The law, which was signed in 2016 by former Vice President Mike Pence while he was Indiana governor, was intended to ensure the “respectful disposition of human remains,” according to Indiana Attorney General Todd Rokita. The Supreme Court has ruled on the requirement before: In 2019, it upheld the law, finding that Indiana had a “legitimate interest in proper disposal of fetal remains.”

This second challenge was brought in 2020 by Women’s Med Group abortion clinic, along with its owner, three anonymous women and two of the clinic’s nurses, who argue that the law compels women seeking abortion to agree that “an embryo is the ontological and spiritual equivalent of a person.”

US Supreme Court

The US Supreme Court is seen in Washington, DC, on January 31, 2017. (SAUL LOEB/AFP via Getty Images)
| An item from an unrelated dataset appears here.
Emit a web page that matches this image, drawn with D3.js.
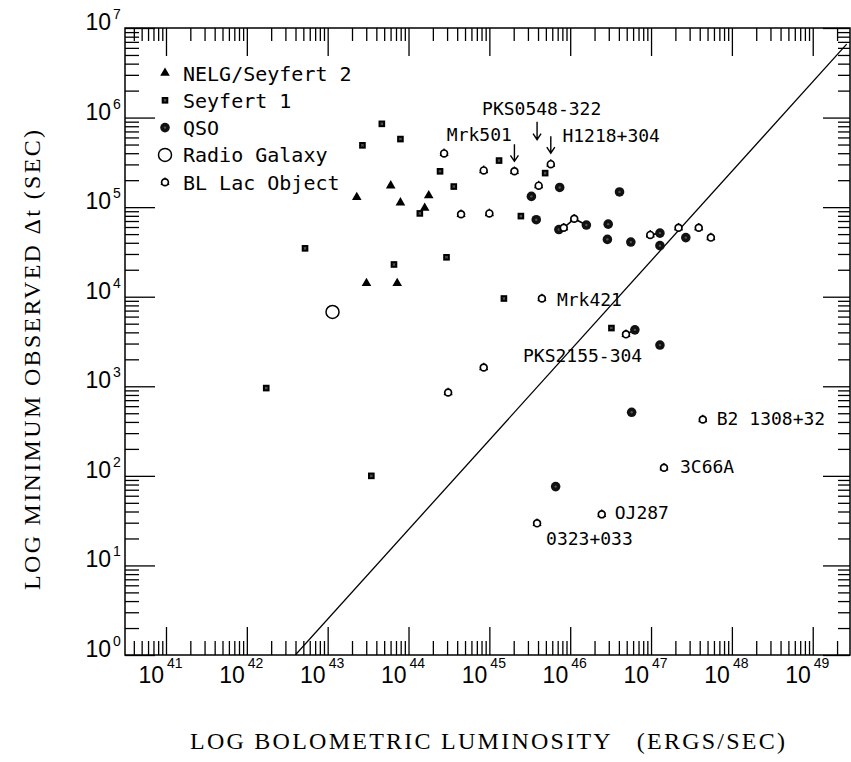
<!DOCTYPE html>
<html><head><meta charset="utf-8">
<script src="https://cdn.jsdelivr.net/npm/d3@7"></script>
<style>body{margin:0;background:#fff}svg{display:block}</style>
</head><body>
<svg id="c" width="851" height="762"></svg>
<script>
// ---------------- DATA (log10 values) ----------------
const categories = ["NELG/Seyfert 2", "Seyfert 1", "QSO", "Radio Galaxy", "BL Lac Object"];

const nelgLogL = [43.36, 43.78, 43.90, 44.25, 44.20, 43.48, 43.86];
const nelgLogT = [5.11, 5.24, 5.05, 5.13, 4.99, 4.15, 4.15];

const sey1LogL = [43.67, 43.43, 43.90, 44.39, 44.56, 44.14, 45.12, 45.39, 45.69, 42.72, 43.82, 44.47, 45.18, 42.24, 43.54, 46.51];
const sey1LogT = [5.93, 5.69, 5.76, 5.40, 5.23, 4.93, 5.52, 4.90, 5.38, 4.54, 4.36, 4.44, 3.98, 2.98, 2.00, 3.65];

const qsoLogL = [45.52, 45.87, 46.61, 45.58, 46.47, 46.46, 46.75, 47.43, 47.11, 46.80, 47.11, 46.76, 45.82, 45.86, 46.20, 47.11];
const qsoLogT = [5.12, 5.22, 5.17, 4.86, 4.81, 4.64, 4.61, 4.66, 4.57, 3.63, 3.46, 2.71, 1.88, 4.75, 4.80, 4.71];

const radioLogL = [43.06];
const radioLogT = [3.83];

const blLogL = [44.44, 44.93, 45.31, 45.76, 45.61, 44.65, 45.00, 45.92, 46.05, 46.99, 47.34, 47.59, 47.74, 45.65, 46.69, 44.93, 44.49, 47.64, 47.16, 46.39, 45.59];
const blLogT = [5.60, 5.41, 5.40, 5.48, 5.24, 4.92, 4.93, 4.77, 4.87, 4.69, 4.77, 4.77, 4.66, 3.98, 3.58, 3.21, 2.93, 2.63, 2.09, 1.57, 1.47];

// connected measurements (logL1, logT1, logL2, logT2)
const linkLogL1 = [45.92, 46.05, 46.99, 46.69];
const linkLogT1 = [4.77, 4.87, 4.69, 3.58];
const linkLogL2 = [46.05, 46.20, 47.11, 46.80];
const linkLogT2 = [4.87, 4.80, 4.71, 3.63];

// limiting line  log Δt = log L - 42.6
const lineLogL = [42.6, 49.42];
const lineLogT = [0.0, 6.82];

// named objects
const objNames = ["Mrk421", "PKS2155-304", "B2 1308+32", "3C66A", "OJ287", "0323+033", "Mrk501", "PKS0548-322", "H1218+304"];
const objLogL  = [45.65, 46.69, 47.64, 47.16, 46.39, 45.59, 45.31, 45.61, 45.76];
const objLogT  = [3.98, 3.58, 2.63, 2.09, 1.57, 1.47, 5.40, 5.24, 5.48];

const xTickExps = [41, 42, 43, 44, 45, 46, 47, 48, 49];
const yTickExps = [0, 1, 2, 3, 4, 5, 6, 7];

const xTitle = "LOG BOLOMETRIC LUMINOSITY   (ERGS/SEC)";
const yTitle = "LOG MINIMUM OBSERVED \u0394t (SEC)";

// ---------------- LAYOUT ----------------
const L = 125, R = 850, T = 28, B = 655;
const svg = d3.select("#c");
const x = d3.scaleLog().domain([Math.pow(10, 40.493), Math.pow(10, 49.461)]).range([L, R]);
const y = d3.scaleLog().domain([1, 1e7]).range([B, T]);
const P = (e) => Math.pow(10, e);

function minors(scale) {
  const [a, b] = scale.domain();
  const out = [];
  for (let e = Math.floor(Math.log10(a)); e <= Math.ceil(Math.log10(b)); e++)
    for (let m = 2; m <= 9; m++) { const v = m * P(e); if (v > a * 1.0001 && v < b * 0.9999) out.push(v); }
  return out;
}
const xMaj = xTickExps.map(P), yMaj = yTickExps.map(P);
const xMin = minors(x), yMin = minors(y);

const axG = svg.append("g");
function addAxis(gen, pos, vals, size) {
  const g = axG.append("g").attr("transform", pos)
    .call(gen.tickValues(vals).tickSizeInner(size).tickSizeOuter(0).tickFormat(""));
  g.select(".domain").remove();
  g.selectAll("line").attr("stroke", "#000").attr("stroke-width", 1.3);
}
addAxis(d3.axisBottom(x), `translate(0,${B})`, xMaj, -28);
addAxis(d3.axisBottom(x), `translate(0,${B})`, xMin, -14);
addAxis(d3.axisTop(x), `translate(0,${T})`, xMaj, -28);
addAxis(d3.axisTop(x), `translate(0,${T})`, xMin, -13);
addAxis(d3.axisLeft(y), `translate(${L},0)`, yMaj, -30);
addAxis(d3.axisLeft(y), `translate(${L},0)`, yMin, -14);
addAxis(d3.axisRight(y), `translate(${R},0)`, yMaj, -27);
addAxis(d3.axisRight(y), `translate(${R},0)`, yMin, -12);

svg.append("rect").attr("x", L).attr("y", T).attr("width", R - L).attr("height", B - T)
  .attr("fill", "none").attr("stroke", "#000").attr("stroke-width", 1.5);

// tick labels
const numFont = "'Liberation Sans', Arial, sans-serif";
xTickExps.forEach(e => {
  const px = x(P(e));
  svg.append("text").attr("x", px - 2).attr("y", 683).attr("text-anchor", "end")
    .attr("font-family", numFont).attr("font-size", 23).text("10");
  svg.append("text").attr("x", px + 1).attr("y", 668).attr("text-anchor", "start")
    .attr("font-family", numFont).attr("font-size", 14).text(e);
});
yTickExps.forEach(e => {
  const py = y(P(e));
  svg.append("text").attr("x", 111).attr("y", py + 2).attr("text-anchor", "end")
    .attr("font-family", numFont).attr("font-size", 23).text("10");
  svg.append("text").attr("x", 113).attr("y", py - 9).attr("text-anchor", "start")
    .attr("font-family", numFont).attr("font-size", 14).text(e);
});

// axis titles
const serif = "'Liberation Serif', 'Times New Roman', serif";
svg.append("text").attr("x", 190).attr("y", 749).attr("font-family", serif).attr("font-size", 24)
  .style("white-space", "pre")
  .attr("textLength", 595).attr("lengthAdjust", "spacing").text(xTitle);
svg.append("text").attr("transform", "translate(40,590) rotate(-90)").attr("font-family", serif)
  .attr("font-size", 24).attr("textLength", 460).attr("lengthAdjust", "spacing").text(yTitle);

// plot area clip
svg.append("clipPath").attr("id", "clip").append("rect").attr("x", L).attr("y", T).attr("width", R - L).attr("height", B - T);
const plot = svg.append("g").attr("clip-path", "url(#clip)");

// limiting line
plot.append("path")
  .datum(lineLogL.map((v, i) => [P(v), P(lineLogT[i])]))
  .attr("d", d3.line().x(d => x(d[0])).y(d => y(d[1])))
  .attr("fill", "none").attr("stroke", "#000").attr("stroke-width", 1.3);

// links
linkLogL1.forEach((v, i) => {
  plot.append("line").attr("x1", x(P(v))).attr("y1", y(P(linkLogT1[i])))
    .attr("x2", x(P(linkLogL2[i]))).attr("y2", y(P(linkLogT2[i])))
    .attr("stroke", "#000").attr("stroke-width", 1.6);
});

// symbols
function drawSym(g, type, cx, cy) {
  if (type === 0) {
    g.append("path").attr("d", d3.symbol(d3.symbolTriangle, 40)()).attr("transform", `translate(${cx},${cy})`).attr("fill", "#000");
  } else if (type === 1) {
    g.append("path").attr("d", d3.symbol(d3.symbolSquare, 44)()).attr("transform", `translate(${cx},${cy})`).attr("fill", "#000");
    g.append("path").attr("d", d3.symbol(d3.symbolCross, 6)()).attr("transform", `translate(${cx},${cy}) rotate(45)`).attr("fill", "#555");
  } else if (type === 2) {
    g.append("path").attr("d", d3.symbol(d3.symbolCircle, 72)()).attr("transform", `translate(${cx},${cy})`).attr("fill", "#111");
    g.append("circle").attr("cx", cx).attr("cy", cy).attr("r", 1.2).attr("fill", "#555");
  } else if (type === 3) {
    g.append("circle").attr("cx", cx).attr("cy", cy).attr("r", 6.5).attr("fill", "#fff").attr("stroke", "#000").attr("stroke-width", 1.5);
  } else {
    const s = g.append("g").attr("transform", `translate(${cx},${cy})`);
    [30, 150, 270].forEach(a => {
      const r = a * Math.PI / 180;
      s.append("line").attr("x1", 3 * Math.cos(r)).attr("y1", 3 * Math.sin(r))
        .attr("x2", 4.8 * Math.cos(r)).attr("y2", 4.8 * Math.sin(r)).attr("stroke", "#000").attr("stroke-width", 1.3);
    });
    s.append("circle").attr("r", 3.4).attr("fill", "#fff").attr("stroke", "#000").attr("stroke-width", 1.7);
  }
}
const sets = [[nelgLogL, nelgLogT], [sey1LogL, sey1LogT], [qsoLogL, qsoLogT], [radioLogL, radioLogT], [blLogL, blLogT]];
sets.forEach(([ls, ts], k) => ls.forEach((v, i) => drawSym(plot, k, x(P(v)), y(P(ts[i])))));

// legend
const mono = "'DejaVu Sans Mono', monospace";
categories.forEach((c, i) => {
  const cy = 73 + i * 27.3;
  drawSym(svg, i, 165, cy);
  svg.append("text").attr("x", 183).attr("y", cy + 7.5).attr("font-family", mono).attr("font-size", 20).text(c);
});

// object annotations: text offsets (dx, dy) and arrows (layout only)
const annDx = [15, -103, 14, 16, 13, 9, -67.6, -56.6, 11.6];
const annDy = [7, 28, 6, 5, 5, 22, -30, -71, -22];
const arrowDx = [null, null, null, null, null, null, 0, -1.6, 0];
const arrowY1 = [null, null, null, null, null, null, -27, -64, -28];
const arrowY2 = [null, null, null, null, null, null, -10, -46, -11];
objNames.forEach((n, i) => {
  const px = x(P(objLogL[i])), py = y(P(objLogT[i]));
  svg.append("text").attr("x", px + annDx[i]).attr("y", py + annDy[i])
    .attr("font-family", mono).attr("font-size", 18).text(n);
  if (arrowDx[i] !== null) {
    const ax = px + arrowDx[i], y1 = py + arrowY1[i], y2 = py + arrowY2[i];
    svg.append("path").attr("d", `M${ax},${y1}L${ax},${y2}M${ax - 4},${y2 - 6}L${ax},${y2}L${ax + 4},${y2 - 6}`)
      .attr("fill", "none").attr("stroke", "#000").attr("stroke-width", 1.4);
  }
});
</script>
</body></html>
“These laws also send the unmistakable message that someone who has had an abortion or miscarriage is responsible for the death of a person,” they write in the complaint. “As a result, they have caused many abortion and miscarriage patients, including Jane Doe Nos. 1, 2, and 3, to experience shame, stigma, anguish, and anger.”

The plaintiffs were represented by the Lawyering Project, which works to “uses the law to improve abortion access and uphold the rights and dignity of people seeking and providing abortion care.” (RELATED: ‘Committed To Safeguarding Abortion’: Pro-Abortion Groups Announce Partnership With Nation’s Largest Private Law Firms)

The Supreme Court declined to take the case, allowing the Seventh Circuit’s decision upholding the law to stand.

“This mandate applies only to providers; women may choose to take custody of the remains and dispose of them as they please,” the court noted, reversing the lower court’s decision.